**PROBLEM DESCRIPTION**:
Begin with the first line of the material and copy each line word for word through the line that contains "0.7, 0.6, 0.6];"; the pictures are left out.

**DATA SUPPLIED**:
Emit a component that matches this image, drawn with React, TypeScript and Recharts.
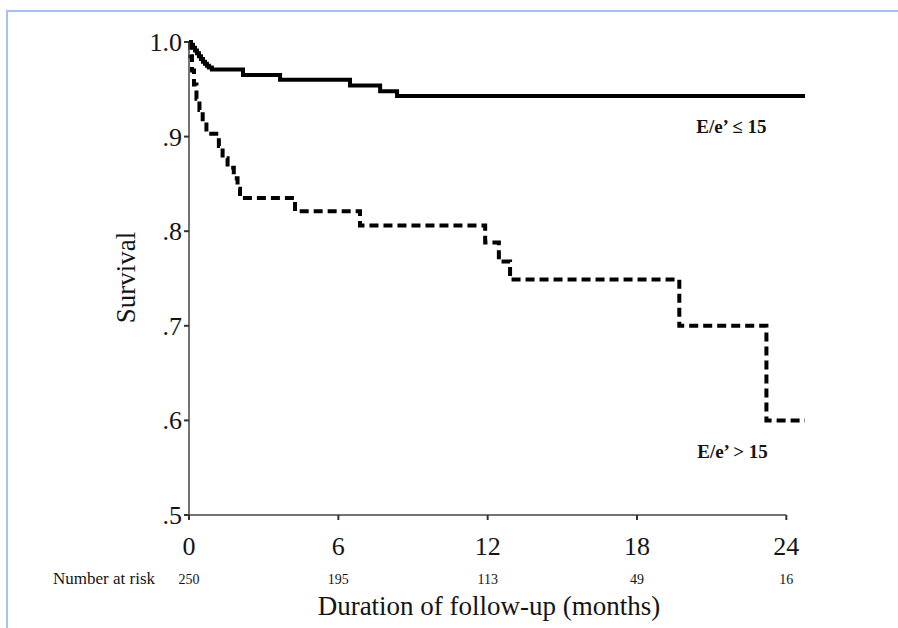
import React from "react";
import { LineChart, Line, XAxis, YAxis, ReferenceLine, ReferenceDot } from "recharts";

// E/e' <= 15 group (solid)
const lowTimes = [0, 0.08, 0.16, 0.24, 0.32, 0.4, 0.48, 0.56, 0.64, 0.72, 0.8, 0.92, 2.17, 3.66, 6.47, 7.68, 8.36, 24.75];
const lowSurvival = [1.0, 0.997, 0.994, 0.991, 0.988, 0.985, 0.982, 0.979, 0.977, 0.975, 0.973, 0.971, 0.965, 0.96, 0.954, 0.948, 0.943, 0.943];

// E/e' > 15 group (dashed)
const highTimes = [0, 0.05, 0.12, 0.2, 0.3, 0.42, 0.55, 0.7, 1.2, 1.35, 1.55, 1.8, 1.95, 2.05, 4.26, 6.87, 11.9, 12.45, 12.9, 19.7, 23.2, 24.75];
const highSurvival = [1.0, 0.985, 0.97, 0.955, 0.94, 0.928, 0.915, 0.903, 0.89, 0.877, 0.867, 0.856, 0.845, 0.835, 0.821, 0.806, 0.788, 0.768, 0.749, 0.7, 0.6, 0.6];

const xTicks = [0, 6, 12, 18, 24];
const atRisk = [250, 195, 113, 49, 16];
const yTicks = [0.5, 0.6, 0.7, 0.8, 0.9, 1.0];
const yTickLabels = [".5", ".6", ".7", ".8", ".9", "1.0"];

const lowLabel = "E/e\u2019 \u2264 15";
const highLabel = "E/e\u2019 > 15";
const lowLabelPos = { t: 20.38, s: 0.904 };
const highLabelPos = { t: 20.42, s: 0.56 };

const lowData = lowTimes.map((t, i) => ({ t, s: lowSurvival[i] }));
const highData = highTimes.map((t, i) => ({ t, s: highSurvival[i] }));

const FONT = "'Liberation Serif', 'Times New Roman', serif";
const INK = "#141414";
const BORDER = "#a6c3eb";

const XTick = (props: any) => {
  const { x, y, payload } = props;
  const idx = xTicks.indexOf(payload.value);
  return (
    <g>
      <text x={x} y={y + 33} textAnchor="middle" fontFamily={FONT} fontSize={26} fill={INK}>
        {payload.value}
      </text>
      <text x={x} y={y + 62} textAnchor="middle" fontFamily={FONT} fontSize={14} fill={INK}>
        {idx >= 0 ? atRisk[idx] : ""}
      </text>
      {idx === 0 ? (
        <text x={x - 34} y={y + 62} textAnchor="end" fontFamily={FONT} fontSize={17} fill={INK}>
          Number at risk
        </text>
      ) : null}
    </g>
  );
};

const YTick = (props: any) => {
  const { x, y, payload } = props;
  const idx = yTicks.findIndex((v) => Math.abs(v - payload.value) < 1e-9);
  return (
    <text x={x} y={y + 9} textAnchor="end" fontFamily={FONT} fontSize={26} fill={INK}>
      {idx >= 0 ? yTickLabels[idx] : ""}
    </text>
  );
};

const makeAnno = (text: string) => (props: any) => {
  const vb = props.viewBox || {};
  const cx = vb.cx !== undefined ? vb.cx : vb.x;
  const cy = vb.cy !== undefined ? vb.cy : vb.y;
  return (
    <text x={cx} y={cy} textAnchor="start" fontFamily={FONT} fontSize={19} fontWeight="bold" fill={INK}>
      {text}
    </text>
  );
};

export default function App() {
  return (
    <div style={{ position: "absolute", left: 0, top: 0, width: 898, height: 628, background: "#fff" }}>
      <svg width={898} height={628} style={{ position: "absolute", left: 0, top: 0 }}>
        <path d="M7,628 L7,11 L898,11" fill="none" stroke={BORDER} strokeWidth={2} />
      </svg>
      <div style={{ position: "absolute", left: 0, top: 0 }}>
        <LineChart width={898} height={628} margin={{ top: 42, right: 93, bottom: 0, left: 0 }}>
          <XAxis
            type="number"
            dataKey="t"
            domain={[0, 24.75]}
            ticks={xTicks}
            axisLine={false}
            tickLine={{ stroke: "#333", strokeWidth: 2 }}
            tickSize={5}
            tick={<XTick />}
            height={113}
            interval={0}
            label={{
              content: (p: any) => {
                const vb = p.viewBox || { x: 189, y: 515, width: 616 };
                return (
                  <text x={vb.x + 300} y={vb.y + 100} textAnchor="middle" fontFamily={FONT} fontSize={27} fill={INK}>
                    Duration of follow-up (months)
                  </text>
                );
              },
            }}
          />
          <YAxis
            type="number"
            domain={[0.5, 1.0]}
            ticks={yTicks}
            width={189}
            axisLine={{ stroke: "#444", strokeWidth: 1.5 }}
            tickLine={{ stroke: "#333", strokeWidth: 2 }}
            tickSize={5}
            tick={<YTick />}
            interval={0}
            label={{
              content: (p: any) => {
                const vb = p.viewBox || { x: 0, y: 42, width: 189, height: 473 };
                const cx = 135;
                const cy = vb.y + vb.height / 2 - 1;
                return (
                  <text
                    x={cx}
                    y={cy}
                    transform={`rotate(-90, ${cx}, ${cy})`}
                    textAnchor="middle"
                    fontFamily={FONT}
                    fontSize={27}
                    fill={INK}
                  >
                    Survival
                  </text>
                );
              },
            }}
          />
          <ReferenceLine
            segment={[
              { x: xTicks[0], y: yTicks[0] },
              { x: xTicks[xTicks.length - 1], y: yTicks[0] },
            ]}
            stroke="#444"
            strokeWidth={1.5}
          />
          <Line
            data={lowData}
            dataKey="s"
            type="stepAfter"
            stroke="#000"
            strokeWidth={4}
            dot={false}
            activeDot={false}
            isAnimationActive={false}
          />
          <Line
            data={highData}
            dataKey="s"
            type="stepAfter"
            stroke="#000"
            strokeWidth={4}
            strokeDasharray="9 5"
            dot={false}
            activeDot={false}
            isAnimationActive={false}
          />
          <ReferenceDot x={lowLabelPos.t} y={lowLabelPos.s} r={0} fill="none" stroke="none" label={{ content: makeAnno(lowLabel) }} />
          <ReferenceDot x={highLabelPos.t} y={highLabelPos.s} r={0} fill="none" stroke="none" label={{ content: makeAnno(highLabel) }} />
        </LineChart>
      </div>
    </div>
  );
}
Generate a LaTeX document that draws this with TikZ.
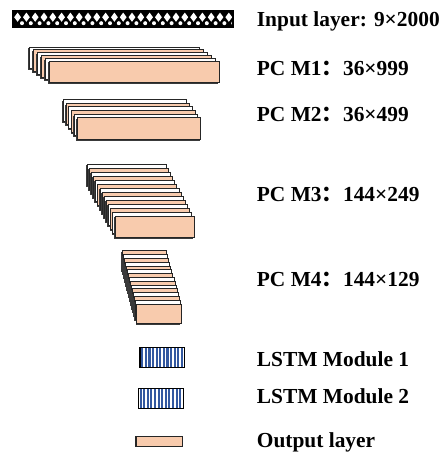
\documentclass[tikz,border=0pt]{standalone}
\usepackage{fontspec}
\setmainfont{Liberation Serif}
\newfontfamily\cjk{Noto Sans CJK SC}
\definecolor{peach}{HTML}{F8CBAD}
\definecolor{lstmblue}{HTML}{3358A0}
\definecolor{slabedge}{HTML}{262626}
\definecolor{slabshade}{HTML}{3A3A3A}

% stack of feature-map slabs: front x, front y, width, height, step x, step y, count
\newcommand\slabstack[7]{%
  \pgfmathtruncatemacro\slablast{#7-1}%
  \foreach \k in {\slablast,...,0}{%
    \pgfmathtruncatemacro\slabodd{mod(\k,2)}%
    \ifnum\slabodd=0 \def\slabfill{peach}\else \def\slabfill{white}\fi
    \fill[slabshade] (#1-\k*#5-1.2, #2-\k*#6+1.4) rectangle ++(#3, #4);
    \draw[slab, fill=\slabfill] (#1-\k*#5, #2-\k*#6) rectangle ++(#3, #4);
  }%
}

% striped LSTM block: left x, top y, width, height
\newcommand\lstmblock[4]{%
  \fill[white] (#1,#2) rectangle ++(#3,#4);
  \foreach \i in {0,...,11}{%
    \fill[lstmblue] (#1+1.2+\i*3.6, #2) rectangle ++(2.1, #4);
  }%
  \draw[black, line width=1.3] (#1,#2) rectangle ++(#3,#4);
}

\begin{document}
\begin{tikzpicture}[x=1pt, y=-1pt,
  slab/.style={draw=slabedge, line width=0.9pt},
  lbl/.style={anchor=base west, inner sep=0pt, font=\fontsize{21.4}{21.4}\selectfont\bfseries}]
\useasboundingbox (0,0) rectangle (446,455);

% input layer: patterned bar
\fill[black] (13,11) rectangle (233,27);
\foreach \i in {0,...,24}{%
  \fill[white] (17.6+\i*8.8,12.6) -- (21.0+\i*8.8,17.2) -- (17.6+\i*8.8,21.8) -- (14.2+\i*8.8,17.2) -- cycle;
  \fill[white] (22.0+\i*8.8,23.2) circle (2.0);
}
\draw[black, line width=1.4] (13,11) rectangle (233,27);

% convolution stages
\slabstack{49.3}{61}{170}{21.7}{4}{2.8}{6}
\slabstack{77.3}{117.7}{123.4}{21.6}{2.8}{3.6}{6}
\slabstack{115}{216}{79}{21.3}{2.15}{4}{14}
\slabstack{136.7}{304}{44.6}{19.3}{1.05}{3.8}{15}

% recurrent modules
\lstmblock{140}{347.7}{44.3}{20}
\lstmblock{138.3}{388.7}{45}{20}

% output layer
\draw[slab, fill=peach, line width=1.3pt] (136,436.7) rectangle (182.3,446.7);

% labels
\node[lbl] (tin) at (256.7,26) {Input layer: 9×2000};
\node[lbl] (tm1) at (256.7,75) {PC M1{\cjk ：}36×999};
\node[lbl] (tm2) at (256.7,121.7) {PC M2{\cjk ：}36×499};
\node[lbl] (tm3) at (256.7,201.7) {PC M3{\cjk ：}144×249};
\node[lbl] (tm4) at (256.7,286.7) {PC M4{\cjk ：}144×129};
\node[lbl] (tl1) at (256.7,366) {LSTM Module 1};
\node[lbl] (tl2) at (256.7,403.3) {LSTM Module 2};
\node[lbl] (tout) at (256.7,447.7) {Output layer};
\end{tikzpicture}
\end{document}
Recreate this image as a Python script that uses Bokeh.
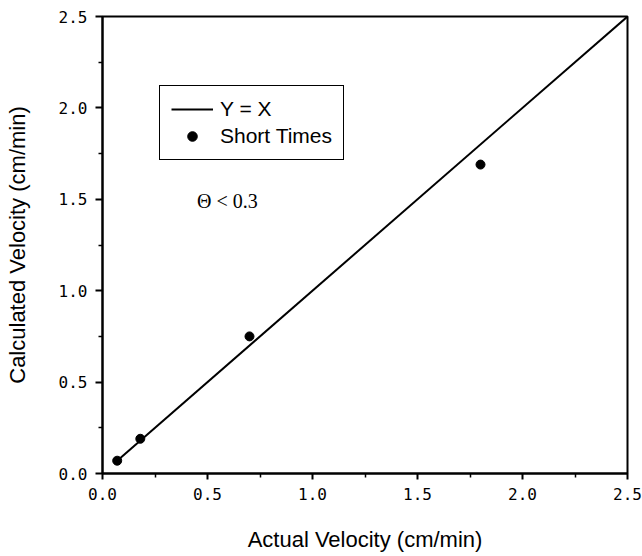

**TASK RESPONSE**:
Emit a component that matches this image, drawn with React, TypeScript and Recharts.
import React from "react";
import { LineChart, Line, XAxis, YAxis, ReferenceLine, ReferenceDot } from "recharts";

// E/e' <= 15 group (solid)
const lowTimes = [0, 0.08, 0.16, 0.24, 0.32, 0.4, 0.48, 0.56, 0.64, 0.72, 0.8, 0.92, 2.17, 3.66, 6.47, 7.68, 8.36, 24.75];
const lowSurvival = [1.0, 0.997, 0.994, 0.991, 0.988, 0.985, 0.982, 0.979, 0.977, 0.975, 0.973, 0.971, 0.965, 0.96, 0.954, 0.948, 0.943, 0.943];

// E/e' > 15 group (dashed)
const highTimes = [0, 0.05, 0.12, 0.2, 0.3, 0.42, 0.55, 0.7, 1.2, 1.35, 1.55, 1.8, 1.95, 2.05, 4.26, 6.87, 11.9, 12.45, 12.9, 19.7, 23.2, 24.75];
const highSurvival = [1.0, 0.985, 0.97, 0.955, 0.94, 0.928, 0.915, 0.903, 0.89, 0.877, 0.867, 0.856, 0.845, 0.835, 0.821, 0.806, 0.788, 0.768, 0.749, 0.7, 0.6, 0.6];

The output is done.